Global Switch may sell for $11bn
Global Switch, the leading owner, operator and developer of large-scale network dense, carrier and cloud-neutral multi-tenanted data centres in Europe and Asia-Pacific, is up for sale, with a potential price tag of $11bn.
According to a recent report by Bloomberg, Global Switch Holdings Ltd owners, Gillian Tan, Vinicy are “exploring options including a sale that could value the London-based data centre operator at £8bn ($10.9 bn) or more.”
Founded in 1998, Global Switch owns, operates, and develops data centres in Europe and the Asia Pacific. The company's footprint currently spans about 390,000 square metres and its tenants include government organisations, mobile carriers, and financial institutions. The company also posted revenue of about £439mn in 2019.
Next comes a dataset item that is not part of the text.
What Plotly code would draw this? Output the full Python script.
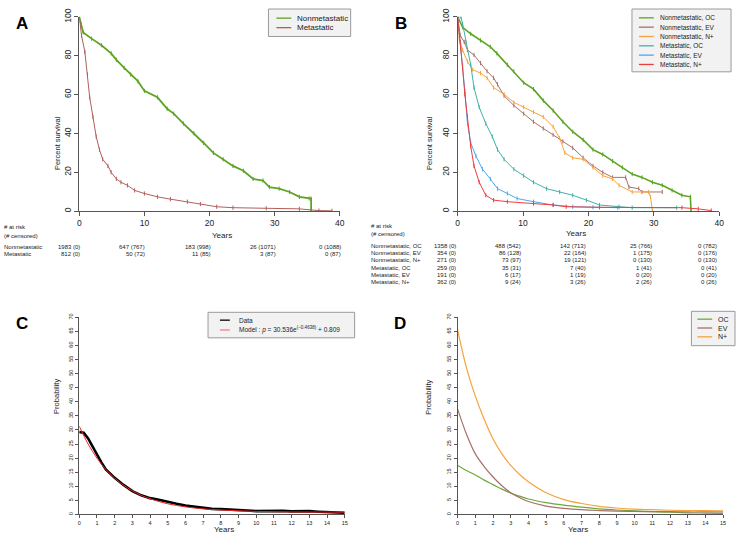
import plotly.graph_objects as go

W, H = 740, 542
FONT = "Arial, Liberation Sans, sans-serif"

# ---- panel A: Kaplan-Meier, overall ----
a_years_nm = [0, 0.35, 0.6, 1.9, 3.4, 4.9, 5.7, 6.9, 7.9, 9.0, 10.0, 12.0, 13.5, 14.5, 16.0,
              17.6, 19.1, 20.6, 22.1, 23.6, 25.2, 26.7, 28.2, 29.2, 30.7, 32.3, 33.8, 35.3,
              35.6, 35.6]
a_surv_nm = [100, 95.8, 92, 88.8, 85.4, 81.2, 77.9, 73.7, 70.3, 66.9, 61.9, 58.6, 52.7, 50.2,
             45.1, 40.1, 35.1, 30.0, 26.7, 23.3, 20.8, 16.6, 15.8, 12.4, 11.6, 9.9, 7.4, 6.5,
             6.5, 0]
a_years_m = [0, 0.35, 0.86, 1.27, 1.6, 2.1, 2.6, 3.1, 3.6, 4.4, 4.9, 5.7, 6.4, 7.4, 8.5, 10,
             12, 14, 16.6, 18.6, 21.1, 23.6, 28.7, 33.8, 36.8, 38.8]
a_surv_m = [100, 90.4, 82, 70.3, 58.6, 48.5, 38.4, 31.7, 26.7, 23.3, 20, 16.6, 14.9, 13.3,
            10.7, 9.1, 7.4, 6.2, 4.9, 3.7, 2.3, 1.8, 1.5, 1.2, 0.3, 0.2]
a_names = ["Nonmetastatic", "Metastatic"]
a_colors = ["#5da423", "#b0605a"]
a_risk = [["1983 (0)", "647 (767)", "183 (998)", "26 (1071)", "0 (1088)"],
          ["812 (0)", "50 (72)", "11 (85)", "3 (87)", "0 (87)"]]

# ---- panel B: Kaplan-Meier by stage ----
b_names = ["Nonmetastatic, OC", "Nonmetastatic, EV", "Nonmetastatic, N+",
           "Metastatic, OC", "Metastatic, EV", "Metastatic, N+"]
b_years = [
    [0, 0.76, 2, 3.5, 5, 6, 7.6, 8.6, 10.1, 11.6, 13.1, 14.6, 16.1, 17.6, 19.2, 20.7, 22.2,
     23.7, 25.2, 26.7, 28.2, 29.8, 31.3, 32.8, 34.3, 35.6, 35.7],
    [0, 0.4, 1, 1.5, 2.5, 3.5, 4.5, 5.5, 6.1, 7.1, 8.6, 10.1, 11.6, 13.1, 14.6, 16.1, 17.6,
     19.2, 20.7, 22.2, 23.7, 25.7, 26.2, 27.7, 28.2, 31.3],
    [0, 0.25, 0.76, 1.5, 2.3, 3.5, 4.5, 5.5, 7.1, 8.6, 10.1, 11.6, 13.1, 14.6, 15.6, 16.4,
     17.6, 19.2, 20.7, 22.2, 23.7, 24.7, 26.7, 29.2, 29.5, 29.8],
    [0, 0.5, 0.76, 1.26, 2, 2.5, 3.3, 4.3, 5.3, 6.1, 7.1, 8.6, 10.1, 11.6, 13.6, 15.6, 17.6,
     19.7, 21.7, 24.7, 26.7, 33.5],
    [0, 0.5, 0.76, 1.1, 1.5, 2, 2.8, 3.8, 5, 6.1, 7.6, 9.1, 11.6, 14.6, 17.6, 20.7, 24.5],
    [0, 0.4, 0.76, 1.1, 1.5, 2, 2.5, 3.3, 4.3, 5.5, 7.6, 11.6, 14.6, 16.6, 21.7, 34.3, 36.8,
     38.8],
]
b_surv = [
    [100, 94.6, 91.3, 87.9, 84.6, 81.2, 75.3, 72, 66.1, 62.8, 56.9, 51.8, 46, 40.9, 36.7,
     31.7, 29.2, 25.8, 22.5, 19.1, 17.4, 14.9, 13.3, 10.7, 8.2, 7.4, 0],
    [100, 90.4, 87.1, 82.9, 80.4, 76.2, 72, 68.6, 65.3, 59.4, 54.4, 50.2, 46, 42.6, 39.3,
     35.9, 32.6, 27.5, 23.3, 20, 17.4, 17.4, 12.4, 11.6, 9.9, 9.9],
    [100, 88.8, 82.9, 77, 72.8, 71.1, 68.6, 63.6, 60.2, 56, 53.5, 51, 48.5, 43.5, 37.6, 30,
     27.5, 26.7, 22.5, 18.3, 16.6, 13.3, 9.9, 9.9, 7.4, 0],
    [100, 100, 96.3, 87, 75.3, 63.6, 53.5, 45.1, 38.4, 31.7, 26.7, 21.6, 18.3, 14.9, 11.6,
     9.9, 8.2, 5.7, 3.2, 2.3, 1.8, 1.8],
    [100, 83.7, 75.3, 61.9, 45.1, 35.1, 28.4, 21.6, 16.6, 11.6, 9.1, 6.5, 4.9, 3.2, 2.3, 2.0,
     1.8],
    [100, 87.1, 73.7, 60.2, 48.5, 33.4, 23.3, 14.9, 8.2, 5.7, 4.9, 4.0, 3.2, 2.3, 2.0, 1.8,
     1.2, 0.3],
]
b_risk = [["1358 (0)", "488 (542)", "142 (713)", "25 (766)", "0 (782)"],
          ["354 (0)", "86 (128)", "22 (164)", "1 (175)", "0 (176)"],
          ["271 (0)", "73 (97)", "19 (121)", "0 (130)", "0 (130)"],
          ["259 (0)", "35 (31)", "7 (40)", "1 (41)", "0 (41)"],
          ["191 (0)", "6 (17)", "1 (19)", "0 (20)", "0 (20)"],
          ["362 (0)", "9 (24)", "3 (26)", "2 (26)", "0 (26)"]]
b_colors = ["#5da423", "#a8706a", "#f7a23c", "#3fb2a8", "#4aa8f5", "#f03c3c"]

# ---- panel C: data vs exponential model ----
c_years_data = [0, 0.25, 0.5, 0.75, 1.0, 1.25, 1.5, 1.75, 2.0, 2.5, 3.0, 3.5, 4.0, 4.5, 5.0,
                5.5, 6.0, 6.5, 7.0, 7.5, 8.0, 8.5, 9.0, 9.5, 10, 10.5, 11, 11.5, 12, 12.5,
                13, 13.5, 14, 14.5, 15]
c_prob_data = [29.3, 29.0, 27.0, 24.0, 21.5, 18.5, 16.0, 14.5, 13.0, 10.5, 8.3, 6.8, 5.8,
               5.2, 4.4, 3.8, 3.2, 2.8, 2.4, 2.0, 1.9, 1.8, 1.6, 1.4, 1.2, 1.3, 1.3, 1.3,
               1.1, 1.2, 1.2, 1.0, 0.8, 0.8, 0.6]
c_years_model = [0, 0.5, 1, 1.5, 2, 2.5, 3, 3.5, 4, 4.5, 5, 5.5, 6, 6.5, 7, 8, 9, 10, 11,
                 12, 13, 14, 15]
c_prob_model = [31.3, 25.0, 20.0, 16.0, 12.9, 10.4, 8.4, 6.8, 5.6, 4.6, 3.8, 3.2, 2.7, 2.3,
                2.0, 1.6, 1.3, 1.1, 1.0, 0.9, 0.86, 0.84, 0.83]
c_names = ["Data", "Model : <i>p</i> = 30.536e<sup>(\u22120.4638)</sup> + 0.809"]

# ---- panel D: fitted models by stage ----
d_years = [0, 0.5, 1, 1.5, 2, 2.5, 3, 3.5, 4, 5, 6, 7, 8, 9, 10, 11, 12, 13, 14, 15]
d_oc = [17.4, 15.6, 14, 12.2, 10.6, 9.0, 7.6, 6.5, 5.5, 4.2, 3.3, 2.6, 2.0, 1.6, 1.3, 1.0,
        0.8, 0.6, 0.5, 0.4]
d_ev = [37.4, 28.5, 21.5, 17, 13.3, 10.2, 7.7, 6.0, 4.6, 3.0, 2.2, 1.7, 1.4, 1.2, 1.1, 1.0,
        1.0, 0.9, 0.9, 0.9]
d_np = [65.5, 52, 42, 33.8, 26.8, 21.5, 17.4, 14.2, 11.6, 7.7, 5.3, 3.9, 2.9, 2.3, 1.9,
        1.7, 1.5, 1.4, 1.4, 1.3]
d_names = ["OC", "EV", "N+"]
d_colors = ["#6aaa3a", "#a8706a", "#f7a23c"]


def px(x):
    return x / W


def py(y):
    return 1 - y / H


fig = go.Figure()
shapes = []
annots = []


def km(xa, ya, x, y, name, color, width=1.0):
    fig.add_trace(go.Scatter(
        x=x, y=y, name=name, xaxis=xa, yaxis=ya, mode="lines+markers",
        line=dict(color=color, width=width),
        marker=dict(symbol="line-ns-open", size=3, line=dict(color=color, width=1)),
        showlegend=False, hoverinfo="skip"))


def legend_box(x0, y0, x1, y1, rows, colors, row_y, lx0, lx1, tx, size):
    shapes.append(dict(type="rect", xref="paper", yref="paper", x0=px(x0), x1=px(x1),
                       y0=py(y1), y1=py(y0), fillcolor="#f2f2f2",
                       line=dict(color="#9a9a9a", width=1), layer="above"))
    for name, col, ry in zip(rows, colors, row_y):
        shapes.append(dict(type="line", xref="paper", yref="paper", x0=px(lx0), x1=px(lx1),
                           y0=py(ry), y1=py(ry), line=dict(color=col, width=1.3),
                           layer="above"))
        annots.append(dict(x=px(tx), y=py(ry), xref="paper", yref="paper", text=name,
                           showarrow=False, xanchor="left", yanchor="middle",
                           font=dict(size=size, color="#222", family=FONT)))


# panel A
km("x", "y", a_years_nm, a_surv_nm, a_names[0], a_colors[0], 1.8)
km("x", "y", a_years_m, a_surv_m, a_names[1], a_colors[1], 1.0)
# panel B
for i in range(6):
    km("x2", "y2", b_years[i], b_surv[i], b_names[i], b_colors[i], 1.6 if i == 0 else 1.0)
# panel C
fig.add_trace(go.Scatter(x=c_years_data, y=c_prob_data, xaxis="x3", yaxis="y3",
                         mode="lines", line=dict(color="black", width=2.6),
                         showlegend=False, hoverinfo="skip"))
fig.add_trace(go.Scatter(x=c_years_model, y=c_prob_model, xaxis="x3", yaxis="y3",
                         mode="lines", line=dict(color="#ee2222", width=1),
                         line_shape="spline", showlegend=False, hoverinfo="skip"))
# panel D
for vals, name, col in zip([d_oc, d_ev, d_np], d_names, d_colors):
    fig.add_trace(go.Scatter(x=d_years, y=vals, xaxis="x4", yaxis="y4", mode="lines",
                             line=dict(color=col, width=1.2, shape="spline"),
                             showlegend=False, hoverinfo="skip"))

ax = dict(showgrid=False, zeroline=False, showline=True, linecolor="#555", linewidth=1,
          ticks="outside", ticklen=4, tickcolor="#555", mirror=False)
big = dict(ax, tickfont=dict(size=8.5, family=FONT, color="#222"))
small = dict(ax, tickfont=dict(size=5.5, family=FONT, color="#222"), ticklen=3)

dom_ab_y = [py(206), py(8)]
dom_cd_y = [py(515), py(314)]
fig.update_layout(
    width=W, height=H, margin=dict(l=0, r=0, t=0, b=0),
    paper_bgcolor="white", plot_bgcolor="white", showlegend=False,
    xaxis=dict(big, domain=[px(78), px(341)], range=[0, 40], dtick=10, anchor="y"),
    yaxis=dict(big, domain=dom_ab_y, range=[0, 100], dtick=20, tickangle=-90, anchor="x"),
    xaxis2=dict(big, domain=[px(460), px(724)], range=[0, 40], dtick=10, anchor="y2"),
    yaxis2=dict(big, domain=dom_ab_y, range=[0, 100], dtick=20, tickangle=-90, anchor="x2"),
    xaxis3=dict(small, domain=[px(78), px(346)], range=[0, 15], dtick=1, anchor="y3"),
    yaxis3=dict(small, domain=dom_cd_y, range=[0, 70], dtick=5, tickangle=-90, anchor="x3"),
    xaxis4=dict(small, domain=[px(460), px(728)], range=[0, 15], dtick=1, anchor="y4"),
    yaxis4=dict(small, domain=dom_cd_y, range=[0, 70], dtick=5, tickangle=-90, anchor="x4"),
)

# panel letters
for letter, x, y in [("A", 20, 15), ("B", 403, 15), ("C", 20, 320), ("D", 402, 320)]:
    annots.append(dict(x=px(x), y=py(y), xref="paper", yref="paper", text="<b>%s</b>" % letter,
                       showarrow=False, xanchor="center", yanchor="middle",
                       font=dict(size=17, color="black", family=FONT)))

# axis titles
for text, x, y in [("Percent survival", 49, 107), ("Percent survival", 431, 107),
                   ("Probability", 49, 415), ("Probability", 431, 415)]:
    annots.append(dict(x=px(x), y=py(y), xref="paper", yref="paper", text=text,
                       textangle=-90, showarrow=False,
                       font=dict(size=7.5, color="#222", family=FONT)))
for x, y in [(210, 231), (592, 229), (212, 537), (594, 537)]:
    annots.append(dict(x=px(x), y=py(y), xref="paper", yref="paper", text="Years",
                       showarrow=False, font=dict(size=8, color="#222", family=FONT)))

# risk tables
tfont = dict(size=6, color="#222", family=FONT)
for text, y in [("# at risk", 222), ("(# censored)", 231)]:
    annots.append(dict(x=0, y=py(y), xref="paper", yref="paper", text=text, showarrow=False,
                       xanchor="left", font=tfont))
for text, y in [("# at risk", 221), ("(# censored)", 229)]:
    annots.append(dict(x=px(370), y=py(y), xref="paper", yref="paper", text=text,
                       showarrow=False, xanchor="left", font=tfont))
for row, name, y in zip(a_risk, a_names, [242, 249.3]):
    annots.append(dict(x=0, y=py(y), xref="paper", yref="paper", text=name, showarrow=False,
                       xanchor="left", font=tfont))
    for k, val in enumerate(row):
        annots.append(dict(x=k * 10, y=py(y), xref="x", yref="paper", text=val,
                           showarrow=False, xanchor="right", xshift=3, font=tfont))
for row, name, y in zip(b_risk, b_names, [241, 248.5, 256, 263.5, 271, 278]):
    annots.append(dict(x=px(370), y=py(y), xref="paper", yref="paper", text=name,
                       showarrow=False, xanchor="left", font=tfont))
    for k, val in enumerate(row):
        annots.append(dict(x=k * 10, y=py(y), xref="x2", yref="paper", text=val,
                           showarrow=False, xanchor="right", xshift=0, font=tfont))

# legends
legend_box(269, 0, 352, 28, a_names, a_colors, [9.3, 19], 277, 292, 296, 8)
legend_box(636, 0, 736, 64, b_names, b_colors, [9, 18.5, 28, 37.5, 47, 56.5],
           643, 658, 662, 6.5)
legend_box(208, 309, 356, 335, c_names, ["black", "#f08080"], [317, 327], 220, 230, 237, 6.5)
legend_box(696, 308, 740, 343, d_names, d_colors, [316, 325, 334], 702, 717, 721, 7)

fig.update_layout(shapes=shapes, annotations=annots)
fig.write_html("out.html", config={"displayModeBar": False},
               post_script="document.body.style.margin='0';")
Currently, Global Switch is controlled by Chinese steelmaker Jiangsu Shagang Group Co. and backed by Avic Trust Co.
Fallen through
The move follows the recent collapse of a Global Switch sale to a Hong Kong initial public offering in 2019. The incident prompted Shagang to purchase an additional 24% stake in a £1.8bn deal from British billionaire brothers David and Simon Reuben, who have been gradually reducing their ownership of the company since 2016. The deal made Shagang the largest shareholder.
So far, no concrete decision on the sale has been disclosed. Global Switch could remain the property of Shagang, and representatives of the firm have declined to comment on the potential sale.
However, in November, Global Switch revealed Shagang Group has plans to transfer its Global Switch stake to its Shenzhen-listed unit, Jiangsu Shagang Co. The move won’t impact Global Switch's strategic direction, the management or financial and operational policies, it said in a statement at the time. Such a divestment would also see Shagang joining other Chinese corporates in unwinding acquisitions of non-core assets they acquired in recent years.
Data centre companies are increasingly attracting interest from infrastructure-focused private equity firms because of the stable returns and expectations of ongoing growth as businesses increasingly rely on technology.